Принстонцы принимают Принстон за данность и чураются всякой попытки его анализировать. Еще в 1899 году Джесс Линч Уильямс был предан анафеме за то, что заявил: принстонское вино дарует золотые минуты. [102] Если какому принстонцу приходила мысль объявить во всеуслышанье, что его альма-матер есть истинный цвет американской демократии, а также величайший и неподражаемый образец идеального поведения и успеха, он ехал для этого в Йель. Туда уже уехали его брат и многие его одноклассники.
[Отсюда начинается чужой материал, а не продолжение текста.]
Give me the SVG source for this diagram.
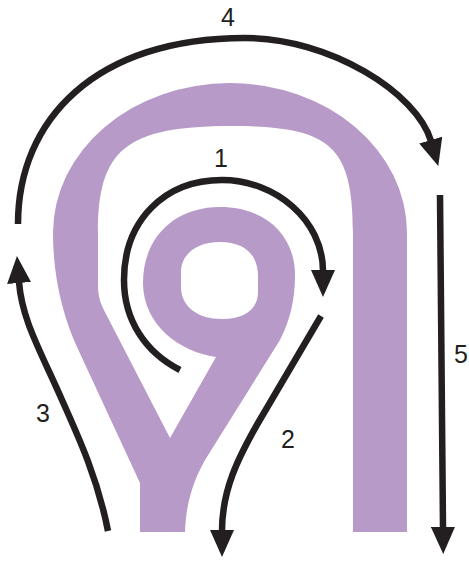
<svg xmlns="http://www.w3.org/2000/svg" width="469" height="561" viewBox="0 0 469 561">
  <style>
    .shape { fill: #b89ac8; fill-rule: evenodd; stroke: none; }
    .flow { fill: none; stroke: #231f20; stroke-width: 6.5; stroke-linecap: butt; }
    .lbl { font-family: "Liberation Sans", Arial, sans-serif; font-size: 25px; fill: #231f20; text-anchor: middle; }
  </style>
  <defs>
    <marker id="ah" viewBox="0 0 27 24" markerWidth="27" markerHeight="24" refX="1" refY="12" orient="auto" markerUnits="userSpaceOnUse">
      <path d="M0,0 L27,12 L0,24 Z" fill="#231f20"/>
    </marker>
  </defs>

  <g id="shape">
    <path class="shape" d="M140,532 L140,483 L77,347 C64,318 53,280 53,233 A177,150 0 0 1 407,233 L407,532 L353,532 L353,233 C353,145 330,126 232,126 C125,126 98,150 98,233 L98,285 C98,298 101,305 107,316 L170,438 L216,357 C180,352 143,325 143,283 C143,237 175,207 220,207 C265,207 295,235 295,275 C295,300 290,320 280,340 L205,460 C195,478 186,500 185,532 Z M220,242 C246,242 258,256 258,276 L258,292 C258,309 245,319 222,319 C197,319 181,306 181,287 L181,272 C181,254 197,242 220,242 Z"/>
  </g>

  <g id="connectors">
    <path id="arrow1" class="flow" marker-end="url(#ah)" d="M180,370 C145,352 124,320 124,280 C124,220 165,180 222,180 C275,180 323,220 323,271"/>
    <path id="arrow2" class="flow" marker-end="url(#ah)" d="M321,316 L258,423 C238,458 222,490 222,531"/>
    <path id="arrow3" class="flow" marker-end="url(#ah)" d="M108,531 C98,480 80,440 62,400 C40,350 22,320 19,282"/>
    <path id="arrow4" class="flow" marker-end="url(#ah)" d="M18,224 C18,120 95,38 245,38 C330,38 417,93 431,141"/>
    <path id="arrow5" class="flow" marker-end="url(#ah)" d="M440,195 L443,528"/>
  </g>

  <g id="labels">
    <text class="lbl" x="228" y="26">4</text>
    <text class="lbl" x="221" y="167">1</text>
    <text class="lbl" x="43" y="422">3</text>
    <text class="lbl" x="288" y="448">2</text>
    <text class="lbl" x="461" y="363">5</text>
  </g>
</svg>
Он же из чувства протеста выбрал Принстон, потому что в семнадцать лет почувствовал, что фурии, подстегивающие американскую молодежь, что-то уж слишком распоясались. Его потянуло в место поспокойнее, поскромнее, попроще. Он чувствует, что уже вступил в надрывное соревнование, которое приведет его аж в сам Нью-Хейвен [103] и выбросит в расхристанном виде прямо в большой мир. Набор медалек, которыми награждают победителя каждого забега, конечно, греет душу, но наш герой взыскует благих пастбищ и той минуты, когда можно будет вдохнуть поглубже и осмыслить окружающее, прежде чем вступить в борения американской жизни. В Принстоне он обнаруживает других таких же и, соответственно, заражается принстонским презрительным и несколько саркастическим отношением к Йелю.